Objective
Starting at the first line of the listing below, retype each line up to and including the one that contains "825, 850, 875];". Leave pictures out.

Dataset extract
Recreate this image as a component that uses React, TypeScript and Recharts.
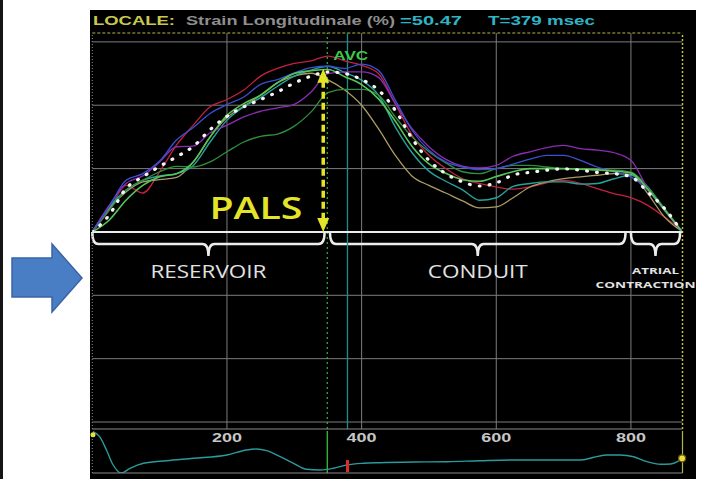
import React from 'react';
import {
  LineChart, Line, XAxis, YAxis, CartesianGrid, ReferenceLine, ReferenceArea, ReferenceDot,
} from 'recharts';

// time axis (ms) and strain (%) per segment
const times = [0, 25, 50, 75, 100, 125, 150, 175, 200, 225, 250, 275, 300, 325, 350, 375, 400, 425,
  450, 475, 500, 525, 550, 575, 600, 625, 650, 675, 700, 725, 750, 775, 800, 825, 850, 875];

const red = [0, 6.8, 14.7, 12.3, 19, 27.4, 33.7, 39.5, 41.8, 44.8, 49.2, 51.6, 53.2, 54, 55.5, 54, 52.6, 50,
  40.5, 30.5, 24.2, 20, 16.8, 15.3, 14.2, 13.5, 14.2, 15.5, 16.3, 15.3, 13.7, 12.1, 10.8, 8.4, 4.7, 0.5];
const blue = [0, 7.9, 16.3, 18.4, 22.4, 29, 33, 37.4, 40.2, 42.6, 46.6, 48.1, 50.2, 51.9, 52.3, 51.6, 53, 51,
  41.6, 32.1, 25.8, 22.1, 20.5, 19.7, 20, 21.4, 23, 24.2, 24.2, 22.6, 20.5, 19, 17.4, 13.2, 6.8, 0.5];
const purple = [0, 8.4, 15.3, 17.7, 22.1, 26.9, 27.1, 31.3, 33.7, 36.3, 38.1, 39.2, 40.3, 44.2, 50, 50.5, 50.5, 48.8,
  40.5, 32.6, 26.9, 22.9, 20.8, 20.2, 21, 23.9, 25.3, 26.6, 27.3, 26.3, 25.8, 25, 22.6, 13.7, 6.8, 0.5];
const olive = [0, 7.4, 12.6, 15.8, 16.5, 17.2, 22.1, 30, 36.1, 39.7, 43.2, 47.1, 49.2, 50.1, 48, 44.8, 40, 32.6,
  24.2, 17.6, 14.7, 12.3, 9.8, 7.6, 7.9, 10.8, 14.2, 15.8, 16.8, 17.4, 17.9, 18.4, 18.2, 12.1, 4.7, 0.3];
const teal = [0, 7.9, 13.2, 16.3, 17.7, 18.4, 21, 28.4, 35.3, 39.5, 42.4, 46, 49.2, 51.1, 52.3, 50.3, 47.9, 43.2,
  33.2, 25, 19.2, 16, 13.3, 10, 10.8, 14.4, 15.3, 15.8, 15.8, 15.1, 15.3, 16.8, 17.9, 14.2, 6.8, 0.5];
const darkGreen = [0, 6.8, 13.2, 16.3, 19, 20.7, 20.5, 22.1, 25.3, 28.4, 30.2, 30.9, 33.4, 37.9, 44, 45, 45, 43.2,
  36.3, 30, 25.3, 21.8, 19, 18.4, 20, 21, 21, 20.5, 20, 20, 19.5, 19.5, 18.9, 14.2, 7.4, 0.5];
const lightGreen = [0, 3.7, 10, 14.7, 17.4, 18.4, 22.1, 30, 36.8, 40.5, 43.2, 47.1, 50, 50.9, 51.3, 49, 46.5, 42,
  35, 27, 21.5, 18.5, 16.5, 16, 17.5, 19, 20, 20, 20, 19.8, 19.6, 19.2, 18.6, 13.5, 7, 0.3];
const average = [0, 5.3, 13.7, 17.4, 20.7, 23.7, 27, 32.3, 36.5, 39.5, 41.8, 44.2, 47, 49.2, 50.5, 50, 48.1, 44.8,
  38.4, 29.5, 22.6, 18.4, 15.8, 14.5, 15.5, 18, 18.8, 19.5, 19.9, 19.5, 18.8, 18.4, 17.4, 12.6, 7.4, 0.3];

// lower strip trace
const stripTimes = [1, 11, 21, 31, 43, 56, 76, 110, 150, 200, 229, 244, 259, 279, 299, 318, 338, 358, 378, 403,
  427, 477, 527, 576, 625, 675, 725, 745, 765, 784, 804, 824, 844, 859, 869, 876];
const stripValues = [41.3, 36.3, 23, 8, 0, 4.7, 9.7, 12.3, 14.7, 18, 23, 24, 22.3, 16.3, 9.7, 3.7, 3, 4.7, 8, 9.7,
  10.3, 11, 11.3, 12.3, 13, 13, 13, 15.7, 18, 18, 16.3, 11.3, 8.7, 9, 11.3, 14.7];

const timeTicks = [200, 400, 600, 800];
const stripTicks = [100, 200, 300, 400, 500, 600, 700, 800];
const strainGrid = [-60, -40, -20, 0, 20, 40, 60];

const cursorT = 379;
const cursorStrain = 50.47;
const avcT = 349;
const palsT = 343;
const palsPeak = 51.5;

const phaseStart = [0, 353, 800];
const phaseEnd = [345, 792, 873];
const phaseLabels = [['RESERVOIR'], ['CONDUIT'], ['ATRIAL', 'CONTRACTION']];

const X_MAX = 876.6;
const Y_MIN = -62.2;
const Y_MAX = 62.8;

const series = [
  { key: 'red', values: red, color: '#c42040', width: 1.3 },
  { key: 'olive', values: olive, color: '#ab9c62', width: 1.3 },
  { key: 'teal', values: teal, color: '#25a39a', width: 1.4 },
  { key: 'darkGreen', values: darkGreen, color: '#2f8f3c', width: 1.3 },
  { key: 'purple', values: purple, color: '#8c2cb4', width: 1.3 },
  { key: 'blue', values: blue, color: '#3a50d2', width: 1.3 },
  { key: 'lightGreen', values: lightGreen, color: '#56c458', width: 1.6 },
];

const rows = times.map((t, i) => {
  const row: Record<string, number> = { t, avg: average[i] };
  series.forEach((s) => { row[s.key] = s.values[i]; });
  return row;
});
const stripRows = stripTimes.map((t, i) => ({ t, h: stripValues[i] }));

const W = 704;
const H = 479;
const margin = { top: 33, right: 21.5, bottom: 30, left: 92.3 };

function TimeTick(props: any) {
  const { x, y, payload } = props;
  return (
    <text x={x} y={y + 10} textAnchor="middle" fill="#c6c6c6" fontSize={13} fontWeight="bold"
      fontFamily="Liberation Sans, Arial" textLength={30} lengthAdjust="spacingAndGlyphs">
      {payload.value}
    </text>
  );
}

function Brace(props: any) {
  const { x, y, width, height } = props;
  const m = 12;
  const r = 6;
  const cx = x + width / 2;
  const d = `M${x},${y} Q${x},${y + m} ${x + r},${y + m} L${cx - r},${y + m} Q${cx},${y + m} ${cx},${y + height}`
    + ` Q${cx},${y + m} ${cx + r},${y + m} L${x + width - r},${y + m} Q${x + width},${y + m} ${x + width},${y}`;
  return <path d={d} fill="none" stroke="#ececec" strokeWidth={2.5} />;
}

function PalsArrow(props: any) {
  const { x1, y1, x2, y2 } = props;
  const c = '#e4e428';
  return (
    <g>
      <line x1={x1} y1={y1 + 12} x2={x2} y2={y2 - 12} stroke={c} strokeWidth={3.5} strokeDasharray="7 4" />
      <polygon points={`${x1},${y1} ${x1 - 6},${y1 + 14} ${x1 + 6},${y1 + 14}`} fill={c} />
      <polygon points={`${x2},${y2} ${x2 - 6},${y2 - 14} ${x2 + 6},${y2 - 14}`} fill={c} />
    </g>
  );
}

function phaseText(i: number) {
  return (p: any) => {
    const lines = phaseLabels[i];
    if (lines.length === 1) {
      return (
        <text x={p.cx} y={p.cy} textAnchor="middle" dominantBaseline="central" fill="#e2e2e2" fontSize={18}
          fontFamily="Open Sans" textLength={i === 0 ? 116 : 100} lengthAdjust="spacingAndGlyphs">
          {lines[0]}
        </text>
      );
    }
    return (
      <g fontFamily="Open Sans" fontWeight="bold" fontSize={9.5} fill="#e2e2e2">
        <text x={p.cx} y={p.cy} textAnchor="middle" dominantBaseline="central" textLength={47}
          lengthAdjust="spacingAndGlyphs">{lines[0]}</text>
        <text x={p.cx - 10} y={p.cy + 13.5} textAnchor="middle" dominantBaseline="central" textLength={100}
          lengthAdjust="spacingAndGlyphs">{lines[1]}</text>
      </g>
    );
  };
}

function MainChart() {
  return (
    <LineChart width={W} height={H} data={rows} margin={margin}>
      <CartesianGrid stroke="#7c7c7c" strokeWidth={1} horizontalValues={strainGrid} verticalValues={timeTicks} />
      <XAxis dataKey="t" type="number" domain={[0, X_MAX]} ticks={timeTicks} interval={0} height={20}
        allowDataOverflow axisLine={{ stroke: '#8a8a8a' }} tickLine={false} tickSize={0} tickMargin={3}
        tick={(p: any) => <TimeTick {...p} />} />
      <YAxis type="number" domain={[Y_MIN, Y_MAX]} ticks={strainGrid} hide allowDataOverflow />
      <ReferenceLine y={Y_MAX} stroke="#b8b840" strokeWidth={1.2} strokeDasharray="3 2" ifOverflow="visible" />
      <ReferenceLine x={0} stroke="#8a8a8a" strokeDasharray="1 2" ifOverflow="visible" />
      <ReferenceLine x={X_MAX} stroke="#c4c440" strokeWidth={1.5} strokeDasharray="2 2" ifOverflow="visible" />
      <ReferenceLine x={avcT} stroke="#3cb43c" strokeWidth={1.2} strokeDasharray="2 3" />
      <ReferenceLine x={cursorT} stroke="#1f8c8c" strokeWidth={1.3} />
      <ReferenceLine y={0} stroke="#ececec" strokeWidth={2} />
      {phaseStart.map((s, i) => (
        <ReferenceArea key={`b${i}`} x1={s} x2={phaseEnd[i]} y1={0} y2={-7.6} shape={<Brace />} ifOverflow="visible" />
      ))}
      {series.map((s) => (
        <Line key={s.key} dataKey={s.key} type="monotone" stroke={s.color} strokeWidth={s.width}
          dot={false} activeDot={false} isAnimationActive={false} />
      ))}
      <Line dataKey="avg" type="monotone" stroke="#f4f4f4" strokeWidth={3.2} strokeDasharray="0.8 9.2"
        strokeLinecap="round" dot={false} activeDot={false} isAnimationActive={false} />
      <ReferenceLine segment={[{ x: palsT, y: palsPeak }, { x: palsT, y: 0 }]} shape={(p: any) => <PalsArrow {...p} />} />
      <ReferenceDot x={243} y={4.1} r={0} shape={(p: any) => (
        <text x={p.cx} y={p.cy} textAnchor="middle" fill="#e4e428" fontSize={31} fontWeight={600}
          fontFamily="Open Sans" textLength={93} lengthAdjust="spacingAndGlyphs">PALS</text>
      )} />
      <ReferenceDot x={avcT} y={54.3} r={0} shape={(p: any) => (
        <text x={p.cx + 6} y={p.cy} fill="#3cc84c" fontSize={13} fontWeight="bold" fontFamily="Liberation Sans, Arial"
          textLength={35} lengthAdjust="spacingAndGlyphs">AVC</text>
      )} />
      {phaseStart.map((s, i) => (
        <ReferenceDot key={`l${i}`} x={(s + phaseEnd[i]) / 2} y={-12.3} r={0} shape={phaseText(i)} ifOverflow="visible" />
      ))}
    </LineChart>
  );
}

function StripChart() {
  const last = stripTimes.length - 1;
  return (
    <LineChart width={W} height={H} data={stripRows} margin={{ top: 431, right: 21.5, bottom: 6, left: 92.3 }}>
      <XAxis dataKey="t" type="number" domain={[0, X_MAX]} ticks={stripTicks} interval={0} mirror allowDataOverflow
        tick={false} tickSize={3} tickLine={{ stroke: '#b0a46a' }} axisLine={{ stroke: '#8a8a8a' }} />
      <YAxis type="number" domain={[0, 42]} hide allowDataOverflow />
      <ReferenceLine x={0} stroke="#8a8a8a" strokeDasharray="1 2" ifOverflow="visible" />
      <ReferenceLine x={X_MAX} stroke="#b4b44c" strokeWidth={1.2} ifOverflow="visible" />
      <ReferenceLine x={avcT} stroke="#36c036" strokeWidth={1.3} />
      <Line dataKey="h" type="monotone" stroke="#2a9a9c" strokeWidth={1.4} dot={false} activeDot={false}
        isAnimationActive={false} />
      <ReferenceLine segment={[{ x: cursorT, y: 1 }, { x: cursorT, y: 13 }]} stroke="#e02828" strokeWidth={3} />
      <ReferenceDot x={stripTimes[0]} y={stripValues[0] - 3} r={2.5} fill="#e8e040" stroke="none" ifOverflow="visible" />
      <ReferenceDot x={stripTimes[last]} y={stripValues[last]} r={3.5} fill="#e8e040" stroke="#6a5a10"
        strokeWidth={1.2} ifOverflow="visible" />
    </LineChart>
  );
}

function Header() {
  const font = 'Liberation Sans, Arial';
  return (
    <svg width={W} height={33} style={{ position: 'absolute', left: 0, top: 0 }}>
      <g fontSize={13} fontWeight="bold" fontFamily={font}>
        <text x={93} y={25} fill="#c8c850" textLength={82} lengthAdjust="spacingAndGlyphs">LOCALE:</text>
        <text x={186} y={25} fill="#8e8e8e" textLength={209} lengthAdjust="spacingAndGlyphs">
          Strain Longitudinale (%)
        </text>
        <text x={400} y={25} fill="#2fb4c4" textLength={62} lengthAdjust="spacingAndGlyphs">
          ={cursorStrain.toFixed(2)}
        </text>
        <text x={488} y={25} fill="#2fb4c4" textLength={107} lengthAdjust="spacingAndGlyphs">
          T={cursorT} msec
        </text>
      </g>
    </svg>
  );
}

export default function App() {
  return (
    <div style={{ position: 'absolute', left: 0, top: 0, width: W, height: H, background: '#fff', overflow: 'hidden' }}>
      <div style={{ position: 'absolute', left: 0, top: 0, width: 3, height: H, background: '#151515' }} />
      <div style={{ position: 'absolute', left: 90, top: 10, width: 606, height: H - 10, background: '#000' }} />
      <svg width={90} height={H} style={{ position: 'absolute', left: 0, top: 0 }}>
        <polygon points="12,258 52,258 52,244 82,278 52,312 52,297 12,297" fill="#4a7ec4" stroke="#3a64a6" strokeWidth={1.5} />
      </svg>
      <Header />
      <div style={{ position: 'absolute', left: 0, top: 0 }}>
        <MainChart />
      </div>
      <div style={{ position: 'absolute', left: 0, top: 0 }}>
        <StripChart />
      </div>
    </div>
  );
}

Result
Recreate this image as a component that uses React, TypeScript and Recharts.
import React from 'react';
import {
  LineChart, Line, XAxis, YAxis, CartesianGrid, ReferenceLine, ReferenceArea, ReferenceDot,
} from 'recharts';

// time axis (ms) and strain (%) per segment
const times = [0, 25, 50, 75, 100, 125, 150, 175, 200, 225, 250, 275, 300, 325, 350, 375, 400, 425,
  450, 475, 500, 525, 550, 575, 600, 625, 650, 675, 700, 725, 750, 775, 800, 825, 850, 875];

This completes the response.